The proposal was a surprise to her as I often would say I loathed the concept of marriage, I still do at least in its traditional sense. What I loved was the concept of queer folks doing something they’ve historically been told they couldn’t. Even more so in an interracial union between a sex worker and a civilian! By some miracle she said yes. A few months later she planned a surprise and proposed to me as well (y’all didn’t think I’d go through with it without also being proposed to did you?!). It hasn't been an easy road to get here and admittedly I've had my fair share of mistakes, in fact, now I'm the one who more frequently messes up and she holds patience for me! I know not all sex workers will want to wait for someone to learn about sex work and to unlearn their internalized whorephobia. Honestly I don’t think any sex worker should have to be patient with others in their process. Just like BI&POC don’t need to be patient while waiting white folks to catch up and become anti-racist. Just like queer folks don’t need to stick around when transphobic and/or homophobic people are trying to ‘understand’ our community. The more marginalized person doesn’t owe anything to the more privileged person – not patience, kindness, or labor. We aren't collateral for people's learning. I really believe that goes in dating as well.

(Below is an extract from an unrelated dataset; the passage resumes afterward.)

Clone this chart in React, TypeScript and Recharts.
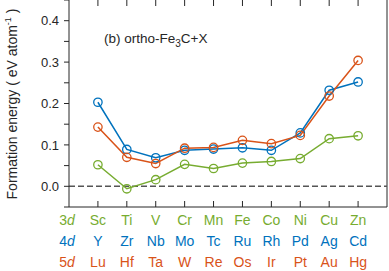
import React from 'react'
import { ComposedChart, Line, XAxis, YAxis, ReferenceLine } from 'recharts'

const row3d = ['Sc', 'Ti', 'V', 'Cr', 'Mn', 'Fe', 'Co', 'Ni', 'Cu', 'Zn']
const row4d = ['Y', 'Zr', 'Nb', 'Mo', 'Tc', 'Ru', 'Rh', 'Pd', 'Ag', 'Cd']
const row5d = ['Lu', 'Hf', 'Ta', 'W', 'Re', 'Os', 'Ir', 'Pt', 'Au', 'Hg']

const energy3d = [0.052, -0.006, 0.016, 0.053, 0.043, 0.056, 0.06, 0.067, 0.115, 0.122]
const energy4d = [0.203, 0.089, 0.069, 0.087, 0.09, 0.093, 0.087, 0.129, 0.232, 0.252]
const energy5d = [0.143, 0.07, 0.055, 0.092, 0.094, 0.111, 0.103, 0.123, 0.218, 0.304]

const yTicks = [-0.05, 0, 0.05, 0.1, 0.15, 0.2, 0.25, 0.3, 0.35, 0.4, 0.45]

const GREEN = '#77AC30'
const BLUE = '#0072BD'
const ORANGE = '#D95319'
const AXIS = '#262626'
const FONT = '"Liberation Sans", Arial, Helvetica, sans-serif'

const data = row3d.map((el, i) => ({
  pos: i + 1,
  d3: energy3d[i],
  d4: energy4d[i],
  d5: energy5d[i],
}))

const xTicks = data.map((d) => d.pos)

const ElementTick = (props: any) => {
  const { x, y, payload } = props
  const i = payload.value - 1
  return (
    <g>
      <line x1={x} x2={x} y1={y - 6} y2={y} stroke={AXIS} strokeWidth={1} />
      <line x1={x} x2={x} y1={0} y2={6} stroke={AXIS} strokeWidth={1} />
      <text x={x} y={y + 18} textAnchor="middle" fontSize={14} fontFamily={FONT} fill={GREEN}>{row3d[i]}</text>
      <text x={x} y={y + 39} textAnchor="middle" fontSize={14} fontFamily={FONT} fill={BLUE}>{row4d[i]}</text>
      <text x={x} y={y + 60} textAnchor="middle" fontSize={14} fontFamily={FONT} fill={ORANGE}>{row5d[i]}</text>
    </g>
  )
}

const fmtY = (v: number) => {
  const t = Math.round(v * 100)
  return t % 10 === 0 ? (t / 100).toFixed(1) : ''
}

const dot = (c: string) => ({ r: 4.2, fill: 'none', stroke: c, strokeWidth: 1.3 })

export default function App() {
  return (
    <div style={{ position: 'absolute', left: 0, top: 0, width: 389, height: 271, background: '#fff' }}>
      <ComposedChart width={389} height={271} data={data} margin={{ top: 0, right: 2, bottom: 0, left: 0 }}>
        <XAxis
          dataKey="pos"
          type="number"
          domain={[0, 11]}
          ticks={xTicks}
          interval={0}
          height={64}
          tickSize={0}
          tickMargin={0}
          tickLine={false}
          tick={<ElementTick />}
          axisLine={{ stroke: AXIS }}
        />
        <YAxis
          domain={[-0.05, 0.45]}
          ticks={yTicks}
          interval={0}
          width={69}
          tickSize={5}
          tickMargin={5}
          tickFormatter={fmtY}
          tick={{ fontSize: 13, fill: AXIS, fontFamily: FONT }}
          tickLine={{ stroke: AXIS }}
          axisLine={{ stroke: AXIS }}
        />
        <ReferenceLine x={11} stroke={AXIS} strokeWidth={1} />
        <ReferenceLine y={0} stroke="#555" strokeWidth={1.5} strokeDasharray="6 3" />
        <Line dataKey="d3" stroke={GREEN} strokeWidth={1.5} dot={dot(GREEN)} isAnimationActive={false} />
        <Line dataKey="d4" stroke={BLUE} strokeWidth={1.5} dot={dot(BLUE)} isAnimationActive={false} />
        <Line dataKey="d5" stroke={ORANGE} strokeWidth={1.5} dot={dot(ORANGE)} isAnimationActive={false} />
      </ComposedChart>
      <svg width={389} height={271} style={{ position: 'absolute', left: 0, top: 0, pointerEvents: 'none' }}>
        <text x={104} y={43} fontSize={13.5} fontFamily={FONT} fill={AXIS}>
          (b) ortho-Fe<tspan fontSize={10} dy={4}>3</tspan><tspan dy={-4}>C+X</tspan>
        </text>
        <text
          transform="translate(17,104) rotate(-90)"
          textAnchor="middle"
          fontSize={14}
          fontFamily={FONT}
          fill={AXIS}
        >
          Formation energy ( eV atom<tspan fontSize={9} dy={-6}>-1</tspan><tspan dy={6}> )</tspan>
        </text>
        <text x={67} y={225} textAnchor="middle" fontSize={14} fontFamily={FONT} fill={GREEN}>3<tspan fontStyle="italic">d</tspan></text>
        <text x={67} y={246} textAnchor="middle" fontSize={14} fontFamily={FONT} fill={BLUE}>4<tspan fontStyle="italic">d</tspan></text>
        <text x={67} y={267} textAnchor="middle" fontSize={14} fontFamily={FONT} fill={ORANGE}>5<tspan fontStyle="italic">d</tspan></text>
      </svg>
    </div>
  )
}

I’m not sure what compelled me to invest so much into this specific white woman when we met, I’m now pretty quick to shut things down when I come across someone who has not examined their own privilege, but I’m glad I didn’t shut her down. Her and I sometimes joke that she met me right at the perfect moment where I had a final sliver of tolerance for bullshit left in me. I personally like to think it was the universe ushering me in the right direction in order to let me know she would be worth it. The universe knew that one day show up in ways I didn’t think humanly possible. We have our ups and downs just like any other couple, we clean the house, go get groceries, plan date nights, cuddle and watch our favorite shows, talk about the future, get scared about the future, pick fights, have sex, think about threesomes but then have dinner thats too big and pass out, trigger one another, take space, build community, support one another, and hang out with each other's family - just like any other couple. We're honestly not that different at the end of the day except that she's a better partner than most partner's I've seen...but I may be biased.


If you're a civilian and you're not ready to examine your own inner world (yes in therapy with a sex work competent therapist! Reading! Listening to podcasts! etc) and you are hoping to get a sex worker to quit their job or you're simply fetishizing them, please leave them alone. It's so harmful to be put in that box by someone we become emotionally involved with. We are people who just happen to work a job caught in the crossroads of patriarchy, heteronormativity, politics, religion, and capitalism. We don't need to be saved and we are not things to be fetishized (unless you want to pay to do so and even then...smh). Sex workers are capable of being such incredible partners, if you're ready to grapple with your own feelings and do the labor of doing your own inner work. It involves unlearning whorephobia, figuring out what monogamy means to you, what sex and love mean, where you learned what these things mean and what you want them to mean for you and your partner. Being in partnership with a sex worker means you get to choose your own path and build it alongside someone who knows how to get creative and live life outside of the margins we've been given. How lucky would anyone be to love and be loved by someone so special?